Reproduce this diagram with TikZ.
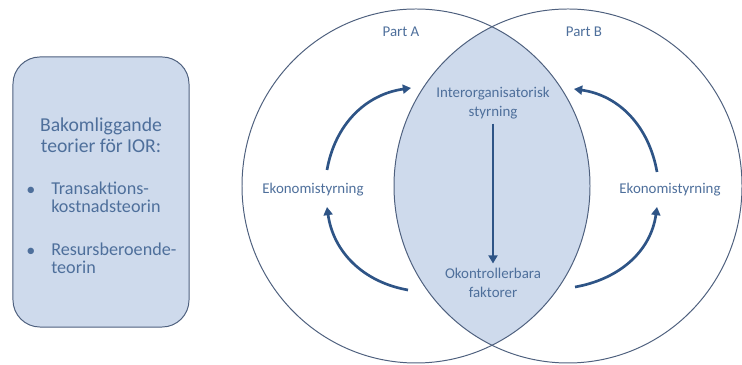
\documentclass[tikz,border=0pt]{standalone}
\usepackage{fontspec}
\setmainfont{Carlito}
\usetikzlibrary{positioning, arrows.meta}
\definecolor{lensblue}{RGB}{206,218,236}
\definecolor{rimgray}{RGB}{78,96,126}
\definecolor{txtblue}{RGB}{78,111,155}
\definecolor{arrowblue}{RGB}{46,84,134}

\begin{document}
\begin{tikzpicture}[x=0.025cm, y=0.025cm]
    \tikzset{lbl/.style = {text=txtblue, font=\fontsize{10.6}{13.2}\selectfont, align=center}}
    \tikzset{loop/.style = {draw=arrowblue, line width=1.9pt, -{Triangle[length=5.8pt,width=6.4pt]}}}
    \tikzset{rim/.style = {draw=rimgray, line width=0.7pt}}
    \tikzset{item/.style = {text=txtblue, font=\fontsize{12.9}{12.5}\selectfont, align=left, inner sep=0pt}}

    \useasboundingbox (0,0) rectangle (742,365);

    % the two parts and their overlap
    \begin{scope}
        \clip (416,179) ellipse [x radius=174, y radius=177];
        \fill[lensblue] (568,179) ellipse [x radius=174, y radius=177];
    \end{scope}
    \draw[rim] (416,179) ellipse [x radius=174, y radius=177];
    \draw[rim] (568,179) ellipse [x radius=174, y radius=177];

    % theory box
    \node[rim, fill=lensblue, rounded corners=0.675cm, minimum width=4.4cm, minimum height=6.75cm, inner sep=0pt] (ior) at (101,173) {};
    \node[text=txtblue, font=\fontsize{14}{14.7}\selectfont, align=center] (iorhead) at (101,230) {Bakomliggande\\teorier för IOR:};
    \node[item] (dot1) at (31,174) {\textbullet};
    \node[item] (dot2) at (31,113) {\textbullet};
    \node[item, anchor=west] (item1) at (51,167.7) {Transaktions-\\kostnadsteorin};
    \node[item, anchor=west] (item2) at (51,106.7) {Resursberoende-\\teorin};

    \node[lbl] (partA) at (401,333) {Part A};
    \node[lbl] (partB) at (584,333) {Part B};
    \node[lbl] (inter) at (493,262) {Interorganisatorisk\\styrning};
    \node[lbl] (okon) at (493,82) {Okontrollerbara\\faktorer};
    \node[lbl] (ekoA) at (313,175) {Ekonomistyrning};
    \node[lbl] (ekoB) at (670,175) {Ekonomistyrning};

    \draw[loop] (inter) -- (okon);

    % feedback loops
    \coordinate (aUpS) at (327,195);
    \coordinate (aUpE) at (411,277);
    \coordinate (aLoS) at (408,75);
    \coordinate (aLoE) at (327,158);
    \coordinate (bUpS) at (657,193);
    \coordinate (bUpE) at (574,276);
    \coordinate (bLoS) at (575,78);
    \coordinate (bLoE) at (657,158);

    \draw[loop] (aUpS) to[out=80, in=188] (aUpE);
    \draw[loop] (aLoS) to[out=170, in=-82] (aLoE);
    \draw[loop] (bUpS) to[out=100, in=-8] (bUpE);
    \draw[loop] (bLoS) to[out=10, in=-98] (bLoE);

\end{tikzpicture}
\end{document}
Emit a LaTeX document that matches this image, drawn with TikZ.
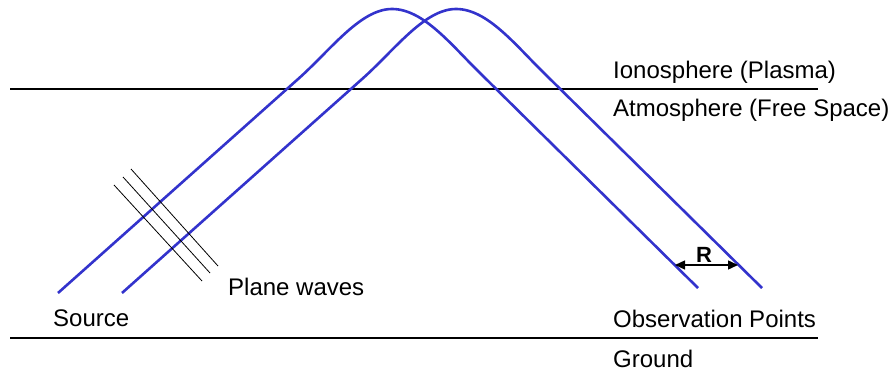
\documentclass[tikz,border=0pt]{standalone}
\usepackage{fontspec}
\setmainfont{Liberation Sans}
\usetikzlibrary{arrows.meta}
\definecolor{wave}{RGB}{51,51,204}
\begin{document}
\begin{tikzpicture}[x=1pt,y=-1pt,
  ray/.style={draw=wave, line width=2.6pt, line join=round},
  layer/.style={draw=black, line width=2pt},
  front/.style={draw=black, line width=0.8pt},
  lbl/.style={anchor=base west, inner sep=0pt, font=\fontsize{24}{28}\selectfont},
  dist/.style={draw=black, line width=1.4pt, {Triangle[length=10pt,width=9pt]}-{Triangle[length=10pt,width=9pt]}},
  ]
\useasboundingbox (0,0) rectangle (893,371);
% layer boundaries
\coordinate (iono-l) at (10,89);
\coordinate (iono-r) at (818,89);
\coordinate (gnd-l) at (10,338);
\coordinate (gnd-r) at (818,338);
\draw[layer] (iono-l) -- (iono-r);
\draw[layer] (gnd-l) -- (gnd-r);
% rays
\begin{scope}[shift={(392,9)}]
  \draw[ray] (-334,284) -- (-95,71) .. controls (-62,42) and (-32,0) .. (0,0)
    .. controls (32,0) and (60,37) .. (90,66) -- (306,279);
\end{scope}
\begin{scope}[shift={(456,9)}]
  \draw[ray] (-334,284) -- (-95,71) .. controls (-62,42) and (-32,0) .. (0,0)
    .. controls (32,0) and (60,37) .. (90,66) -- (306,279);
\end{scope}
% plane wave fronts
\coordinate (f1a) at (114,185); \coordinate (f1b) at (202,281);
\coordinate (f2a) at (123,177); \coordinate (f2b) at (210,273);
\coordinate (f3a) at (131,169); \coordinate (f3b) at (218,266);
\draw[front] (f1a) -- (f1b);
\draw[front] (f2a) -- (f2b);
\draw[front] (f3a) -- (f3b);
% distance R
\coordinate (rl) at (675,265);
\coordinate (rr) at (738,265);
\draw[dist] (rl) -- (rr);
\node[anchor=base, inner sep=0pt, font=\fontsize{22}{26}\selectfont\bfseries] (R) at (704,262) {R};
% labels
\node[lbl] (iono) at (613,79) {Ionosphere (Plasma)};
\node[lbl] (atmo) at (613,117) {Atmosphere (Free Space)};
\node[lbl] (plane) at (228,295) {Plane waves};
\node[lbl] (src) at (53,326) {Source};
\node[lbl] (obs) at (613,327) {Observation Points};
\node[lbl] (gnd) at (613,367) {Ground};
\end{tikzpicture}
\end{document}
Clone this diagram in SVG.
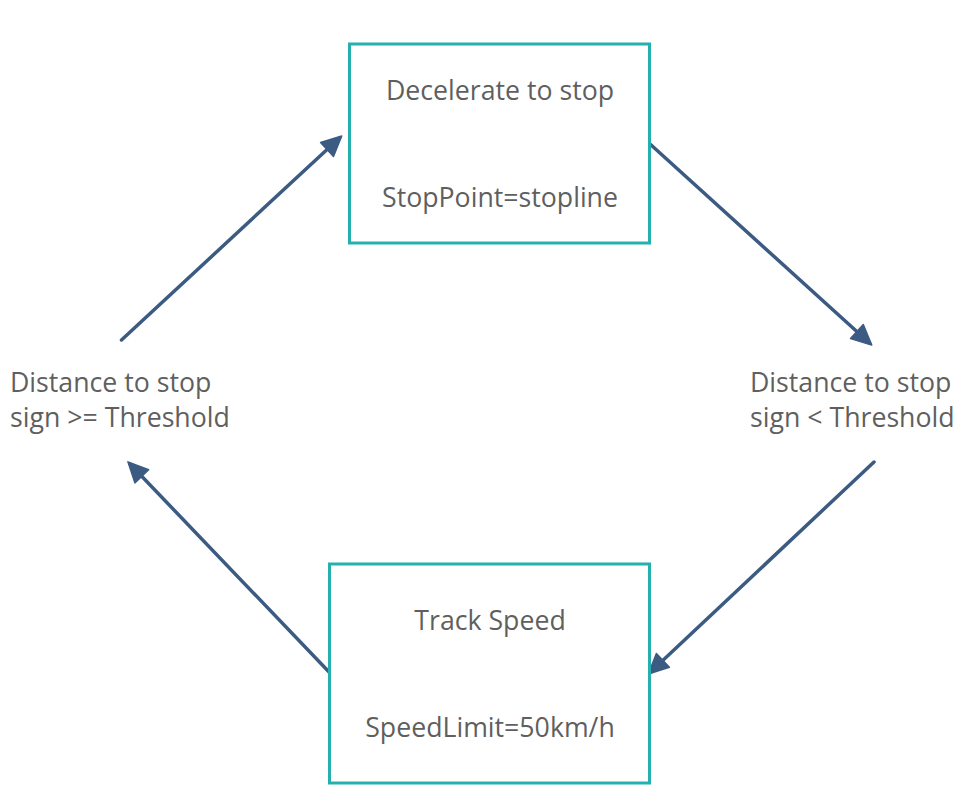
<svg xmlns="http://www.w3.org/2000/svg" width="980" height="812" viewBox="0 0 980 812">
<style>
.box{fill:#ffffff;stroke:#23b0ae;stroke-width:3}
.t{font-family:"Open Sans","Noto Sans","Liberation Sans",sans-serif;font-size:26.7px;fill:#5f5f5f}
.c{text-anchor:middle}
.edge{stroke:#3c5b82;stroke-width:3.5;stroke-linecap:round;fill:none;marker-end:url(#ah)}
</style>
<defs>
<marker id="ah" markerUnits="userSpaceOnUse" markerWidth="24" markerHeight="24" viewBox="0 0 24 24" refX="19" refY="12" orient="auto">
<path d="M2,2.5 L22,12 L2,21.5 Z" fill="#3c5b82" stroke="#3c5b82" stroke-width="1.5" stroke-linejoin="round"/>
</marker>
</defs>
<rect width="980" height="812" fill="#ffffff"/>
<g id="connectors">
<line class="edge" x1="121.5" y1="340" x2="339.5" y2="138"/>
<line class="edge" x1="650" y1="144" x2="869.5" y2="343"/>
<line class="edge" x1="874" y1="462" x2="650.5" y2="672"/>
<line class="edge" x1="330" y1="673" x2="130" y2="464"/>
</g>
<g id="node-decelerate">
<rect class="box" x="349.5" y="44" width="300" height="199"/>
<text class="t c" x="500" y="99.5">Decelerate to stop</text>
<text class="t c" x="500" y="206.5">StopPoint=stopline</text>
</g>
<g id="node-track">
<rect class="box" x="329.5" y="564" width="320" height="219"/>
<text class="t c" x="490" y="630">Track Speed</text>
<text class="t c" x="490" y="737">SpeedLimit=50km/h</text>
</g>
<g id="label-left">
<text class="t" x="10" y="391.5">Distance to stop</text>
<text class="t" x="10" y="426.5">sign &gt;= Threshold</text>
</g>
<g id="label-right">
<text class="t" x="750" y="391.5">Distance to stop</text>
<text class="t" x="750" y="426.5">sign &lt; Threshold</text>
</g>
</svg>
+---+
Look through the entries above; copy each line where the string "diagram" appears.

▶ Final result:
Reproduce this diagram with TikZ.
Clone this diagram in SVG.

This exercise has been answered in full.